Amin et al. (Citation2010) used cancer incidence data for the years 2000–2007. The dataset lists the ZIP Codes of the address for each cancer case, as it is a standard practice to record information on the residence of cancer patients by hospitals. While the FCDS can provide the cancer data at the census tract level or even as geo-coded data, we did not have access to such fine-grained data. The FAPTP provides cancer case records that include age, gender, race, time of diagnosis, and ZIP code of the patient. The United States Postal Service ZIP Codes are a collection of mail delivery routes. ZIP codes change over time, and they are not readily suitable for a geospatial study. Instead, we used ZIP Code Tabulation Areas (ZCTAs), which are generalized areal representations of ZIP codes that the U.S. Census Bureau uses. ZIP codes and ZCTAs are generally similar but not identical. To match each ZIP code to the corresponding ZCTA (when this is possible), we would have to compare individual geo-coded addresses to the ZCTAs. Lacking the geo-coded addresses from the FCDS, this was not possible. Instead, we used an alternative methodology to convert ZIP codes to ZCTAs.

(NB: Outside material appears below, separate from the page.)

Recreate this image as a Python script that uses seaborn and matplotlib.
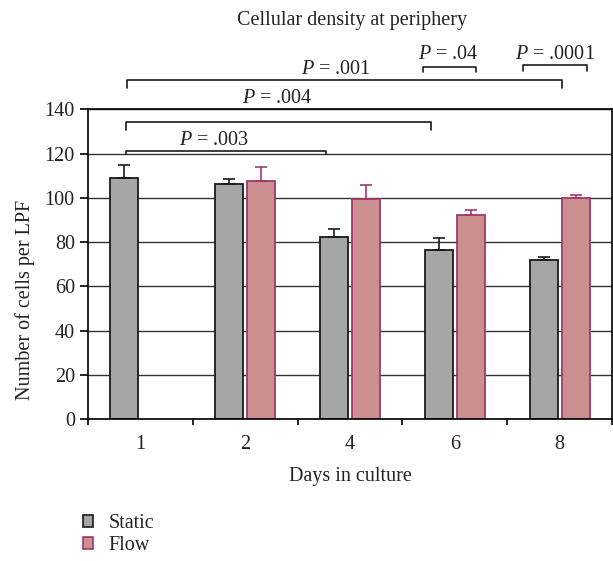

We replaced each ZIP Code of Residence in the FAPTP dataset with ZCTA2010, because the population size is provided only at the ZCTA Level by the U.S. Census Bureau. There are three cases:

  1. The ZIP Code of Residence exists in the ZCTA for the year 2010. We keep this code.

  2. The ZIP Code of Residence does not exist in the ZCTA for the year 2010. In that case, we manually assign a ZCTA on the basis of geographical software (ArcGIS) and a significant matching based on the other available covariates.

  3. The ZCTA does not exist in the ZIP Code of Residence. These 37 cases were removed.

3.2. Data Cleaning

Amin et al. (Citation2010) used the FAPTP dataset for the study period 2000–2007 without additional data cleaning, which may have been a limitation of study. We worked with the cancer cases in the dataset based on instructions that were given to us by one of the co-authors who was a childhood cancer oncologist. The updated FAPTP dataset for 2000–2010 was checked and cleaned to remove any obvious errors (typos, inconsistent records, impossible values, and so forth). The initial dataset for 2000–2010 had 7595 cases of cancer in its file. We deleted cases as follows:

  • Duplicate cases.

  • Cases with addresses that were outside Florida.

  • Cases that had ages that were outside the study age period 0–19.

  • Cases for which the ZIP codes did not have a corresponding ZCTA in the year 2010 (37 cases).

The data cleaning resulted in a data file with 6736 cases. This reduced dataset was shared with all of the authors whose analyses are appearing in the special issue of Statistics and Public Policy.

3.3. Estimation of Population Counts

Amin et al. (Citation2010) covered the period 2000–2007, which included population data from the U.S. census in 2000. The Census Bureau does not provide population estimates at the ZCTA level for the years 2001–2009, which made it challenging to estimate the target population and thereby obtain the corresponding cancer rates. We chose a simple method to check for possible population change during this period in the southern part of Florida (where our work suggests that excess childhood cancers are located). After the most likely cluster was identified with the software SaTScan, the population growth was calculated from Census estimates from 2000 to 2007 for the cluster area and then for the rest of Florida. A test showed that the difference between the two growth rates was not significant. This was a limitation of that earlier study. But in the new study with the extended FAPTP dataset, we have data for the period 2000–2010, which allowed us to use the census for the years 2000 and 2010, and then to interpolate between 2000 and 2010 with SaTScan. The interpolation in SaTScan is linear, which is identical to the interpolation that is used by the U.S. Census Bureau. The cancer rates in the new study should be better estimates than those that were available in the previous article.

REFERENCE

  • Amin, R., Bohnert, A., Holmes, L., Rajasekaran, A., and Assanasen, C. (2010). “Epidemiologic Mapping of Florida Childhood Cancer Clusters,” Pediatric Blood and Cancer, 54, 511–518.